Тот факт, что почти все здесь немножко не те, кем представляются, не есть символическое отражение нехитрого процесса лицедейства в сюжетной фабуле, а воплощение самого духа пьесы, в которой персонажи не в силах оценить друг друга по заслугам, давно уже ничему не верят, но отчего-то продолжают цепляться за обшарпанные театральные маски, которыми привыкли заслоняться. Под ними нет симпатичных, привлекательных или хотя бы заслуживающих жалости лиц. Сэр Джон — хитрый, не слишком приятный старик, который пытается любыми способами удержать в слабеющих пальцах ниточки, скрепляющие с ним других членов труппы. Остальные: нереализовавшиеся карьеристы, отвергнутые бездарности, безответно влюбленные — персонажи страдательные, но замкнутые на себе и потому равнодушные к остальным. Даже Норман — вечный, благожелательный, сердечный Норман, имеет свои амбиции, свои претензии к деспотичному хозяину, которого он выталкивает на сцену с упорством матери, снаряжающей сына-школьника в морозную ночь.

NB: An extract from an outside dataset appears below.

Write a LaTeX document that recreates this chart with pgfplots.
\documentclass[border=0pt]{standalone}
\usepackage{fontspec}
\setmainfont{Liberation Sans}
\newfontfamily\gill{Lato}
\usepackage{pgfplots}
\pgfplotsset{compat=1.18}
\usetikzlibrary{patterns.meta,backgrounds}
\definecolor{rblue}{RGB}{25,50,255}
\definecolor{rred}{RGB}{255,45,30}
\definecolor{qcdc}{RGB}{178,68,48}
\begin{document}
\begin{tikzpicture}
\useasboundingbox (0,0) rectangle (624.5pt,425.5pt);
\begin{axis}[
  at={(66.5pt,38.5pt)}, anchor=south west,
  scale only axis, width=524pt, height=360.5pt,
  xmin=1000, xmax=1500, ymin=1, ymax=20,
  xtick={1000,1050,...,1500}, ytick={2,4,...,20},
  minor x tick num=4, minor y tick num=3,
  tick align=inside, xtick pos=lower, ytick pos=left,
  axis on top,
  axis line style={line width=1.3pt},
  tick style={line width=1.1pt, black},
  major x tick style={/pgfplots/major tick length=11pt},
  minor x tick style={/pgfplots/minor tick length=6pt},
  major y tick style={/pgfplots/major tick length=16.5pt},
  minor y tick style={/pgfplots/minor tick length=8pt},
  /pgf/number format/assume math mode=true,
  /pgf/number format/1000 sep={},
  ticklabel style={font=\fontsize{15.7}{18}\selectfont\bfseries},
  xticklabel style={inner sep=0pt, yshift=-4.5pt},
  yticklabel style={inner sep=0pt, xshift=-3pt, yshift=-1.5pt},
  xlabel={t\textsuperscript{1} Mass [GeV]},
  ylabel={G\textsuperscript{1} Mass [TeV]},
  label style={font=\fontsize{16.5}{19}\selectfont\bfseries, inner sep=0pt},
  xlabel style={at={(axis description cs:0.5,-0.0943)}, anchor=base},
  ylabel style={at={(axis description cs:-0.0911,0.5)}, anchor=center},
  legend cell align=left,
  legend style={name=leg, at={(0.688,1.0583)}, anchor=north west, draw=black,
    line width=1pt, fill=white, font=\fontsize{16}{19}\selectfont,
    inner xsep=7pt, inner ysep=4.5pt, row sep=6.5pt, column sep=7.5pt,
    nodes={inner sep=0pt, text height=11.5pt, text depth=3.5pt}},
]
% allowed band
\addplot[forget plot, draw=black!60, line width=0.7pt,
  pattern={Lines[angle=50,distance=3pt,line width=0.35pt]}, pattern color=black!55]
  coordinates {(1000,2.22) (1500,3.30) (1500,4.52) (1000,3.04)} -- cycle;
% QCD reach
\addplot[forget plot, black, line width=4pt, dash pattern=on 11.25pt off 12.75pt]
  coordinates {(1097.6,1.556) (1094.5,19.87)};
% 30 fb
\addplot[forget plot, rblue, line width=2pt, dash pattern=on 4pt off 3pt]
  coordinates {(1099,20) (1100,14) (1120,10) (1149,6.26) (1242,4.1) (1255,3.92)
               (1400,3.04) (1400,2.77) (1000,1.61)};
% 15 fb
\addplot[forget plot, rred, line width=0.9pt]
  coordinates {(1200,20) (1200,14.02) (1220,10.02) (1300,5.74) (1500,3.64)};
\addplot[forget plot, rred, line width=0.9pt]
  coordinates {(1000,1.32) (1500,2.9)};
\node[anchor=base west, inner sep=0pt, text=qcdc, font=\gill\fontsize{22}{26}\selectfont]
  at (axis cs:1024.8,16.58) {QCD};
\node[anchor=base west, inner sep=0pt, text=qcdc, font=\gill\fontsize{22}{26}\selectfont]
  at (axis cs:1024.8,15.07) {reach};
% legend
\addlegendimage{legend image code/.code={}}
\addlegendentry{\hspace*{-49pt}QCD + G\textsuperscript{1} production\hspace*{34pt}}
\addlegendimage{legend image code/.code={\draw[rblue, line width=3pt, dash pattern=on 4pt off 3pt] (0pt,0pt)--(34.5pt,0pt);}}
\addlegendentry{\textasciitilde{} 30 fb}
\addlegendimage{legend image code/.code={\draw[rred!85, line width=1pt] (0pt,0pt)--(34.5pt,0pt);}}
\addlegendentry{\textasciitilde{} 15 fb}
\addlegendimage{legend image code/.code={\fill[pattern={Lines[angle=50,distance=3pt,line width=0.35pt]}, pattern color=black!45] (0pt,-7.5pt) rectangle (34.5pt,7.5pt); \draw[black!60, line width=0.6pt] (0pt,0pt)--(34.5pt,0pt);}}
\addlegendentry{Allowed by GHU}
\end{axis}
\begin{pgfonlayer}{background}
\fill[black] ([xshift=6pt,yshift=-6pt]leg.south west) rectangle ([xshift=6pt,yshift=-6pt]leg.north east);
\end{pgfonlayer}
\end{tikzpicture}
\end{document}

Спектакль Олега Рыбкина серьезен, богат актерской фактурой, пропитан бытовой драматикой и обязательным пафосом рассуждений о судьбе артиста: в нем много размашистых жестов, театральных появлений, немых сцен; поначалу кажется, что это слишком взрослая, даже возрастная постановка, предназначенная для возрастного же восприятия. Параллели с шекспировской трагедией, которая якобы разыгрывается труппой, очевидны (даже в системе персонажей — самовлюбленный тиран, три его дочери, шут), но впадать в искушение, полагая, что это спектакль о предательстве и прощении, не стоит. Да, акценты здесь расставлены таким образом, что костюмер долгое время остается незамеченным — этаким вспомогательным персонажем, оттеняющим трагедию большой звезды. Отчасти этому способствует режиссерское решение сделать Нормана ощутимо моложе сэра Джона, что заметным образом снижает остроту конфликта между ними (слова Нормана «куда же я уйду от вас»? кажутся таким же лукавством, как постоянные заигрывания сэра Джона с окружающими). Дьяконов заполняет своим персонажем пространство словно воздухом, стягивает все драматические токи к персоне умирающего артиста и удерживает их до самого трагического конца.
Однако ближе к финалу страдания костюмера и его персональная трагедия все-таки вырываются на первый план — словно вскрывается двойное дно в сундуке, о котором все знали с самого начала, но игнорировали скрытые там сокровища, поскольку рядом были дела поинтереснее. Сотворив, казалось бы, немыслимое — вновь вдохновив сэра Джона на борьбу со временем, Норман обнаруживает себя заброшенным и преданным: старый актер даже не упомянул его в своих предсмертных мемуарах. Высокая человеческая победа оказывается исключительно альтруистической, но, как уже упоминалось, Норман — отнюдь не альтруист. Это финальное переключение переводит спектакль во вневозрастную плоскость, внезапно заставляя сопереживать и героям, и самому себе, ибо всем нам свойственно не замечать по-настоящему важных и нужных людей
Но не поздно ли — за считанные мгновения до занавеса?